En buena parte, para una porción importante de los argentinos, ese sueño se está cumpliendo. Muchos podemos decir hoy que somos un poquito más felices que hace catorce años atrás y nos creemos incapaces de la felicidad plena cuando aún sabemos que muchos están excluidos de ella y siguen resistiendo desde la cultura popular por sostener la alegría.
No soy de los que piensa que la suerte de un gobierno, ni mucho menos la de sus políticas, ni tanto menos el destino del pueblo dependan del resultado de la selección de fútbol en un Mundial, no por mera fe sino más bien por el contraste de los augurios con los antecedentes históricos concretos.

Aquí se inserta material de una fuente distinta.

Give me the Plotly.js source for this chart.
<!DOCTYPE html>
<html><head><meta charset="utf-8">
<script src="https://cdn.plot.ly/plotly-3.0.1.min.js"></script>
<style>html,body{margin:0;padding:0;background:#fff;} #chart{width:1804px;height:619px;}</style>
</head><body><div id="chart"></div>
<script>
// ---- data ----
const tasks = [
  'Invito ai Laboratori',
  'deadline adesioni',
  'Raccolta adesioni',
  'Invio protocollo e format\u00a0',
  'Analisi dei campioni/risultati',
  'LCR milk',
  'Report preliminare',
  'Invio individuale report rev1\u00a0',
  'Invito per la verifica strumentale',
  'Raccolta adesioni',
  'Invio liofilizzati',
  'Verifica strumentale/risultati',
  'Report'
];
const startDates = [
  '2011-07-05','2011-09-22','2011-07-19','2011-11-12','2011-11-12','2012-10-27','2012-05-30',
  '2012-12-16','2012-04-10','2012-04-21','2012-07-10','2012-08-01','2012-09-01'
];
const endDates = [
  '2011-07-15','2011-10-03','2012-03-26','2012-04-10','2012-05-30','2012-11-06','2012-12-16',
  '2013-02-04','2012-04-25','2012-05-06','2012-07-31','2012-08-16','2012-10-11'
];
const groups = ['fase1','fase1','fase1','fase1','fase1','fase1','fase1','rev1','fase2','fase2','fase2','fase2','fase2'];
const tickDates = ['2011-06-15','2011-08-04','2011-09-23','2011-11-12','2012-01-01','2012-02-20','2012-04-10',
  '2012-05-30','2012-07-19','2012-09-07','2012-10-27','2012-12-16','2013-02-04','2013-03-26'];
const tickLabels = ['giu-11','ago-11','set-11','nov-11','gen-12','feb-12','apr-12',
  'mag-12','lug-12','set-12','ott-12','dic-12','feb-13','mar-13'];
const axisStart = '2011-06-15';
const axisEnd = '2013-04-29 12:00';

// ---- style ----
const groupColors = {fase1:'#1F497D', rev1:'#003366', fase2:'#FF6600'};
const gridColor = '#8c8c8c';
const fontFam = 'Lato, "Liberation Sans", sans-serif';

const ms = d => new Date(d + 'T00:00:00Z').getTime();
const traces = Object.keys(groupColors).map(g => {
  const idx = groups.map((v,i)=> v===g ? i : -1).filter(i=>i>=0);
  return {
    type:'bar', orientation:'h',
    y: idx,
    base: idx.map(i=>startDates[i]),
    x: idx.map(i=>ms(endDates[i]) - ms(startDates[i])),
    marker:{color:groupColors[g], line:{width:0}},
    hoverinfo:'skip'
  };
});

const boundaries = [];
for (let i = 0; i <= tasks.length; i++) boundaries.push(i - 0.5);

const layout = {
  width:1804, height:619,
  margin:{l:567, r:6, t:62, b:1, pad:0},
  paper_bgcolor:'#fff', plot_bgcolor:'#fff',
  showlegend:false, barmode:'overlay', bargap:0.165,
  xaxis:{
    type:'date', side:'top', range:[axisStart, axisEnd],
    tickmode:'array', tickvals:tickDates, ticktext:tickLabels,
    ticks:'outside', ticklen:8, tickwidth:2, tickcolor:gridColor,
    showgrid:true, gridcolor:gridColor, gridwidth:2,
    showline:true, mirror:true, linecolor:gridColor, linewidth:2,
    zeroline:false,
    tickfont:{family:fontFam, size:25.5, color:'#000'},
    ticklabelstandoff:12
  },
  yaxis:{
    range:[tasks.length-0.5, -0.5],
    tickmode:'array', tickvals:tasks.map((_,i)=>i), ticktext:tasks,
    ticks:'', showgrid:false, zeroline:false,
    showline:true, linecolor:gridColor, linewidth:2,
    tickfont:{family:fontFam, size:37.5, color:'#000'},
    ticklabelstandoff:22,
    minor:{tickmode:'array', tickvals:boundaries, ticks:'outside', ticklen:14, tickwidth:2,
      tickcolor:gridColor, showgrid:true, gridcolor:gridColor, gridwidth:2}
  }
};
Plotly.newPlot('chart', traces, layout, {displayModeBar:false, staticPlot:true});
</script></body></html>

Ganar el Mundial no nos generará más producción, ni hará más favorable nuestra balanza comercial, ni aumentará el crecimiento económico, ni contribuirá a una más justa distribución de la renta; perderlo –la boca se me haga a un lao-, tampoco. Pero, para eludir el conjuro de algunos poderosos agoreros de los pájaros de las malas entrañas, qué bien nos vendría seguir luchando imbuidos en la alegría de sentirnos parte de una felicidad colectiva.
En fin, felicidades para todos y todas.